Highlights & Insights¶
- Multi-element Tokenization Paradigm: Extends the "token + position" concept from NLP to a 5-element representation, decoupling encoding across dimensions and outperforming schemes that compress all information into one PE.
- Random Feature GNN PE: Elegantly combines random initialization for expressiveness with step-wise resampling for equivariance.
- Engineering-friendly: Directly replaces GNN components in the RDL pipeline while maintaining existing infrastructure.
- Global Centroid Mechanism: Dynamic centroid updates via EMA K-Means eliminate the need for additional preprocessing steps.
Limitations & Future Work¶
- Recommendation tasks were not covered (9 of 30 RelBench tasks were excluded) as they require specialized pair-wise learning.
- Temporal encoding relies on simple linear transformations; more advanced temporal encodings (e.g., periodic functions, learnable kernels) could be integrated.
- Fixed sampling of \(K=300\) may be suboptimal for extremely large or small local structures.
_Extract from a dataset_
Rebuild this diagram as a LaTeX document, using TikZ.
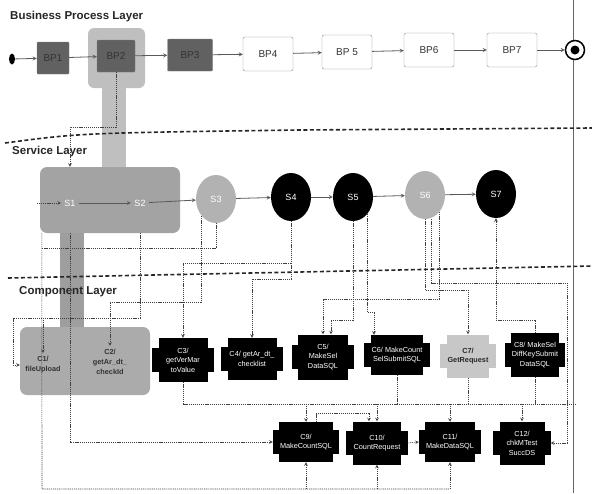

- The global centroid module introduces noise in some tasks; an adaptive switching mechanism could be considered.
- Extensive hyperparameter searches were not conducted, suggesting potential for further performance gains.
Related Work & Insights¶
- vs GraphGPS: GPS is designed for homogeneous static graphs and cannot handle heterogeneous/temporal data; RelGT is purpose-built for REGs.
- vs HGT: HGT handles heterogeneity but lacks effective PE and temporal modeling; RelGT provides comprehensive coverage via its 5-element representation.
- vs RelGNN / ContextGNN: These methods enhance GNNs but lack the flexibility of the all-to-all attention found in Transformers.
- Insight: The multi-element tokenization concept can be generalized to other multi-dimensional heterogeneous graph scenarios (e.g., knowledge graphs, molecular networks, code dependency graphs).
Rating¶
- Novelty: ★★★★☆ — Multi-element tokenization and random GNN PE are significant contributions.
- Technical Depth: ★★★★☆ — Meticulous design with theoretically grounded components.
- Experimental Thoroughness: ★★★★★ — 21 tasks, multiple baselines, and complete ablation studies.
- Writing Quality: ★★★★☆ — Clear structure and excellent illustrations.